O suicídio não se combate pelo medo

Lembramos, enfim, que o suicídio jamais será combatido pela imposição do medo de um sofrimento, mas, sim, através do esclarecimento. Apresentemos a tais indivíduos a essência do Espiritismo. Tentemos levá-los ao seguinte raciocínio:

Dores e alegrias são passageiras, relativas à vida encarnada. A felicidade, que é o que realmente buscamos, somente será atingida após deixarmos para trás nossas imperfeições – já que, por exemplo, alguém muito preocupado, ou muito ansioso, ou muito raivoso, ou muito ciumento, ou muito orgulhoso, ou muito sensual, etc, não consegue ser realmente feliz. Para tanto, no plano espiritual, ao ficarmos cientes de nossas imperfeições, planejamos vidas com oportunidades e com dificuldades, às vezes bastante pesadas, que, ao nosso julgamento, poderão nos ajudar a vencer tais imperfeições. Portanto, desistir de uma vida, com a extinção da própria vida corpórea, não resultará em nenhum avanço, pois, não havendo aproveitado justamente a prova difícil para o aprendizado, não teremos nos aperfeiçoado e, portanto, precisaremos – por nossas próprias vontade e constatação – reiniciar uma nova vida, carregando um fardo talvez ainda maior, pela sensação de culpa causada pela desistência e, quem sabe, pelos efeitos funestos que tal ato pode causar nos Espíritos encarnados que nos cercam.

Ninguém está dizendo que é fácil. Cada um sabe onde o calo aperta e, quando aperta, dói bastante. Mas precisamos aprender a separar dores físicas de dores morais, nos colocando, ante a nós mesmos e ante ao Criador, desnudos de qualquer máscara de egoísmo ou vaidade e de todas as imperfeições que destas nascem. Precisamos buscar, em cada dura prova, como também nas fartas oportunidades que nos são apresentadas, as necessidades profundas que temos de aprendizado e, não esquecendo que jamais estamos sozinhos, confiar nos bons Espíritos, que não nos abandonam, para atravessar tais momentos difíceis.

Aqui, aliás, surge um último pensamento, sustentado pelo Espiritismo: Deus não nos dá um fardo maior do que aquele que podemos carregar. Na maioria das vezes, a vida nos apresenta oportunidades que nos permitiriam aprender de forma muito mais “leve”, mas nós, quase sempre, movidos pelo orgulho, tentamos vestir uma máscara nos nos confunda de nós mesmos e, assim, escolhemos deixar de lado o caminho reto, a fim de nos enveredarmos pelos caminhos sinuosos e tortuosos das paixões (não falando aqui em amor, mas no sentimento profundo provocado pelas sensações). É assim, por exemplo, que muitos escolhem deixar de lado o estudo do Espiritismo, que tanto pode alavancar nossa evolução, para viver a vida na preguiça.

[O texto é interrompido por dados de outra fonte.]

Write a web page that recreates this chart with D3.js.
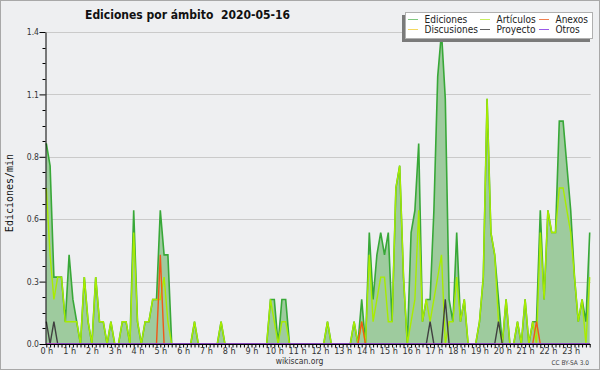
<!DOCTYPE html>
<html>
<head>
<meta charset="utf-8">
<script src="https://cdn.jsdelivr.net/npm/d3@7"></script>
<style>
    body { margin: 0; background: #eeeff1; }
    #chart { width: 600px; height: 370px; }
    text { font-family: "DejaVu Sans Condensed", "DejaVu Sans", sans-serif; font-stretch: condensed; }
</style>
</head>
<body>
<div id="chart"></div>
<script>
// one value per 10 minutes, edits/min, 0h00 .. 23h50 (12 values per row = 2 hours)
const ediciones = [
    0.9,0.8,0.3,0.3,0.3,0.1,0.4,0.2,0.1,0,0.3,0.1,
    0,0.3,0.1,0.1,0,0.1,0,0,0.1,0.1,0,0.6,
    0.1,0,0.1,0.1,0.2,0.2,0.6,0.4,0.4,0,0,0,
    0,0,0,0.1,0,0,0,0,0,0,0.1,0,
    0,0,0,0,0,0,0,0,0,0,0,0.2,
    0.2,0,0.2,0.2,0,0,0,0,0,0,0,0,
    0,0,0.1,0,0,0,0,0,0,0.1,0,0.2,
    0,0.5,0.2,0.4,0.5,0.4,0.5,0.1,0.7,0.8,0.3,0,
    0.5,0.6,0.9,0.1,0.2,0.2,0.6,1.2,1.4,1.1,0.2,0.1,
    0.5,0.1,0.2,0,0,0,0.1,0.3,1.1,0.5,0.4,0.2,
    0,0.2,0,0,0.1,0,0.2,0,0.1,0.1,0.6,0.2,
    0.6,0.5,0.5,1.0,1.0,0.8,0.6,0.3,0.1,0.2,0.1,0.5
];
const articulos = [
    0.7,0.4,0.2,0.3,0.3,0.1,0.1,0.1,0.1,0,0.3,0.1,
    0,0.3,0.1,0.1,0,0.1,0,0,0.1,0.1,0,0.5,
    0.1,0,0.1,0.1,0.2,0.2,0.2,0.3,0.1,0,0,0,
    0,0,0,0.1,0,0,0,0,0,0,0.1,0,
    0,0,0,0,0,0,0,0,0,0,0,0.2,
    0.1,0,0.1,0.1,0,0,0,0,0,0,0,0,
    0,0,0.1,0,0,0,0,0,0,0.1,0,0.1,
    0,0.4,0.1,0.2,0.3,0.3,0.1,0.1,0.7,0.8,0.3,0,
    0.1,0.2,0.6,0.1,0.2,0.1,0.2,0.3,0.4,0,0.1,0.1,
    0.3,0.1,0.2,0,0,0,0.1,0.3,1.1,0.5,0.4,0.1,
    0,0.2,0,0,0.1,0,0.2,0,0.1,0,0.5,0.2,
    0.6,0.5,0.5,0.7,0.7,0.6,0.5,0.3,0.1,0.2,0,0.3
];
const anexos = [
    0,0,0,0,0,0,0,0,0,0,0,0,
    0,0,0,0,0,0,0,0,0,0,0,0,
    0,0,0,0,0,0,0.4,0,0,0,0,0,
    0,0,0,0,0,0,0,0,0,0,0,0,
    0,0,0,0,0,0,0,0,0,0,0,0,
    0,0,0,0,0,0,0,0,0,0,0,0,
    0,0,0,0,0,0,0,0,0,0,0,0.1,
    0,0,0,0,0,0,0,0,0,0,0,0,
    0,0,0,0,0,0,0,0,0,0,0,0,
    0,0,0,0,0,0,0,0,0,0,0,0,
    0,0,0,0,0,0,0,0,0,0.1,0,0,
    0,0,0,0,0,0,0,0,0,0,0,0
];
const proyecto = [
    0.1,0,0.1,0,0,0,0,0,0,0,0,0,
    0,0,0,0,0,0,0,0,0,0,0,0,
    0,0,0,0,0,0,0,0,0,0,0,0,
    0,0,0,0,0,0,0,0,0,0,0,0,
    0,0,0,0,0,0,0,0,0,0,0,0,
    0,0,0,0,0,0,0,0,0,0,0,0,
    0,0,0,0,0,0,0,0,0,0,0,0,
    0,0,0,0,0,0,0,0,0,0,0,0,
    0,0,0,0,0,0.1,0,0,0,0.2,0,0,
    0,0,0,0,0,0,0,0,0,0,0,0.1,
    0,0,0,0,0,0,0,0,0,0,0,0,
    0,0,0,0,0,0,0,0,0,0,0,0
];
const discusiones = [
    0,0,0,0,0,0,0,0,0,0,0,0, 0,0,0,0,0,0,0,0,0,0,0,0,
    0,0,0,0,0,0,0,0,0,0,0,0, 0,0,0,0,0,0,0,0,0,0,0,0,
    0,0,0,0,0,0,0,0,0,0,0,0, 0,0,0,0,0,0,0,0,0,0,0,0,
    0,0,0,0,0,0,0,0,0,0,0,0, 0,0,0,0,0,0,0,0,0,0,0,0,
    0,0,0,0,0,0,0,0,0,0,0,0, 0,0,0,0,0,0,0,0,0,0,0,0,
    0,0,0,0,0,0,0,0,0,0,0,0, 0,0,0,0,0,0,0,0,0,0,0,0
];
const otros = [
    0,0,0,0,0,0,0,0,0,0,0,0, 0,0,0,0,0,0,0,0,0,0,0,0,
    0,0,0,0,0,0,0,0,0,0,0,0, 0,0,0,0,0,0,0,0,0,0,0,0,
    0,0,0,0,0,0,0,0,0,0,0,0, 0,0,0,0,0,0,0,0,0,0,0,0,
    0,0,0,0,0,0,0,0,0,0,0,0, 0,0,0,0,0,0,0,0,0,0,0,0,
    0,0,0,0,0,0,0,0,0,0,0,0, 0,0,0,0,0,0,0,0,0,0,0,0,
    0,0,0,0,0,0,0,0,0,0,0,0, 0,0,0,0,0,0,0,0,0,0,0,0
];
const hourLabels = ["0 h","1 h","2 h","3 h","4 h","5 h","6 h","7 h","8 h","9 h","10 h","11 h",
    "12 h","13 h","14 h","15 h","16 h","17 h","18 h","19 h","20 h","21 h","22 h","23 h"];
const yTicks = [0, 0.28, 0.56, 0.84, 1.12, 1.4];
const binMinutes = 10;

// legend: drawing order of the lines differs from legend order
const series = [
    {name: "Ediciones",   values: ediciones,   color: "#38a838", legend: "#80c880", col: 0, row: 0},
    {name: "Artículos",   values: articulos,   color: "#a8ec00", legend: "#c8ee60", col: 1, row: 0},
    {name: "Discusiones", values: discusiones, color: "#f0d040", legend: "#f4d860", col: 0, row: 1},
    {name: "Anexos",      values: anexos,      color: "#f05818", legend: "#f08050", col: 2, row: 0},
    {name: "Proyecto",    values: proyecto,    color: "#404040", legend: "#606060", col: 1, row: 1},
    {name: "Otros",       values: otros,       color: "#9040e8", legend: "#9a5ae8", col: 2, row: 1}
];

class EditsChart {
    constructor(parentElementID) {
        this.parentElementID = parentElementID;
    }

    initVis() {
        let vis = this;
        vis.width = 600;
        vis.height = 370;
        vis.plot = {left: 46.3, right: 589.7, top: 32, bottom: 344};

        vis.svg = d3.select("#" + vis.parentElementID).append("svg")
            .attr("width", vis.width)
            .attr("height", vis.height);

        vis.svg.append("rect")
            .attr("x", 0.5).attr("y", 0.5)
            .attr("width", vis.width - 1).attr("height", vis.height - 1)
            .attr("fill", "#eeeff1")
            .attr("stroke", "#a8a8a8");

        vis.xScale = d3.scaleLinear()
            .domain([0, 1430])
            .range([vis.plot.left, vis.plot.right]);

        vis.yScale = d3.scaleLinear()
            .domain([0, 1.4])
            .range([vis.plot.bottom, vis.plot.top]);
    }

    updateVis() {
        let vis = this;

        // grid lines
        vis.svg.append("g")
            .selectAll("line")
            .data(yTicks.slice(1))
            .enter().append("line")
            .attr("x1", 45.5)
            .attr("x2", vis.plot.right + 1)
            .attr("y1", d => Math.round(vis.yScale(d)) + 0.5)
            .attr("y2", d => Math.round(vis.yScale(d)) + 0.5)
            .attr("stroke", "#cacaca");

        // filled area for the total
        let area = d3.area()
            .x((d, i) => vis.xScale(i * binMinutes))
            .y0(vis.yScale(0))
            .y1(d => vis.yScale(d));

        vis.svg.append("path")
            .datum(ediciones)
            .attr("d", area)
            .attr("fill", "#9ecb9e");

        let line = d3.line()
            .x((d, i) => vis.xScale(i * binMinutes))
            .y(d => vis.yScale(d));

        vis.svg.append("g")
            .selectAll("path")
            .data(series)
            .enter().append("path")
            .attr("d", d => line(d.values))
            .attr("fill", "none")
            .attr("stroke", d => d.color)
            .attr("stroke-width", d => d.name === "Ediciones" ? 1.6 : 1.4)
            .attr("stroke-linejoin", "miter");

        // y axis
        let yAxis = d3.axisLeft(vis.yScale)
            .tickValues(yTicks)
            .tickSize(6)
            .tickSizeOuter(0)
            .tickFormat(d3.format(".1f"));

        let yG = vis.svg.append("g")
            .attr("transform", "translate(45.5,0)")
            .call(yAxis);
        yG.select(".domain").attr("stroke", "#000");
        yG.selectAll(".tick line").attr("stroke", "#000");
        yG.selectAll(".tick text")
            .attr("font-family", "DejaVu Sans Condensed, DejaVu Sans, sans-serif")
            .attr("font-size", 8.5)
            .attr("fill", "#333")
            .attr("x", -6.5);

        // minor ticks every quarter of a major step
        let minor = d3.range(0, 1.4, 0.07).filter((d, i) => i % 4 !== 0);
        vis.svg.append("g")
            .selectAll("line")
            .data(minor)
            .enter().append("line")
            .attr("x1", 42.5).attr("x2", 45.5)
            .attr("y1", d => Math.round(vis.yScale(d)) + 0.5)
            .attr("y2", d => Math.round(vis.yScale(d)) + 0.5)
            .attr("stroke", "#000");

        // x axis, one tick per bin, label every hour
        let xAxis = d3.axisBottom(vis.xScale)
            .tickValues(d3.range(0, 1440, binMinutes))
            .tickSize(3)
            .tickSizeOuter(0)
            .tickFormat(d => d % 60 === 0 ? hourLabels[d / 60] : "");

        let xG = vis.svg.append("g")
            .attr("transform", "translate(0," + (vis.plot.bottom + 0.5) + ")")
            .call(xAxis);
        xG.select(".domain").attr("stroke", "#000")
            .attr("d", "M45," + 0 + "H" + (vis.plot.right + 1));
        xG.selectAll(".tick line").attr("stroke", "#000");
        xG.selectAll(".tick text")
            .attr("font-family", "DejaVu Sans Condensed, DejaVu Sans, sans-serif")
            .attr("font-size", 9)
            .attr("fill", "#333")
            .attr("y", 3);

        // texts
        vis.svg.append("text")
            .attr("x", 85).attr("y", 18.5)
            .attr("font-size", 13)
            .attr("font-weight", "bold")
            .attr("textLength", 205)
            .attr("lengthAdjust", "spacingAndGlyphs")
            .attr("fill", "#111")
            .style("white-space", "pre")
            .text("Ediciones por ámbito  2020-05-16");

        vis.svg.append("text")
            .attr("transform", "translate(13,193) rotate(-90)")
            .attr("text-anchor", "middle")
            .style("font-family", "DejaVu Sans Mono, monospace")
            .style("font-stretch", "normal")
            .attr("font-size", 10)
            .attr("fill", "#111")
            .text("Ediciones/min");

        vis.svg.append("text")
            .attr("x", 299.5).attr("y", 363.5)
            .attr("text-anchor", "middle")
            .attr("font-size", 8.5)
            .attr("fill", "#333")
            .text("wikiscan.org");

        vis.svg.append("text")
            .attr("x", 589).attr("y", 365)
            .attr("text-anchor", "end")
            .attr("font-size", 6.5)
            .attr("fill", "#444")
            .text("CC BY-SA 3.0");

        // legend with shadow
        let legendG = vis.svg.append("g").attr("class", "legend");
        legendG.append("rect")
            .attr("x", 402).attr("y", 15)
            .attr("width", 188).attr("height", 27)
            .attr("fill", "#7a7a7a");
        legendG.append("rect")
            .attr("x", 405.5).attr("y", 12.5)
            .attr("width", 187).attr("height", 26)
            .attr("fill", "#fff")
            .attr("stroke", "#b0b0b0");

        let colX = [408, 480, 539];
        let rowY = [19.5, 29.5];
        let items = legendG.selectAll(".legend-item")
            .data(series)
            .enter().append("g")
            .attr("class", "legend-item")
            .attr("transform", d => "translate(" + colX[d.col] + "," + rowY[d.row] + ")");

        items.append("line")
            .attr("x1", 0).attr("x2", 10)
            .attr("stroke", d => d.legend)
            .attr("stroke-width", 1);

        items.append("text")
            .attr("x", 16.5)
            .attr("y", 3.5)
            .attr("font-size", 10)
            .attr("fill", "#222")
            .text(d => d.name);
    }
}

let chart = new EditsChart("chart");
chart.initVis();
chart.updateVis();
</script>
</body>
</html>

Portanto, aproveitemos as oportunidades que a vida nos oferece para nossos aprendizado e evolução. Algumas vezes, elas são espinhosas, escolhidas por nós mesmos; de outras, são campos de relva suave e macia, cheia de ensinamentos dados pelo amor. Cabe a nós reconhecê-los.

NOTA: Esta evocação está no livro O Céu e Inferno de Allan Kardec, primeiro relato do capítulo V – Suicidas , da Segunda Parte. Vale a leitura do capítulo V inteiro com vários relatos de evocações de suicidas com muitas considerações do autor.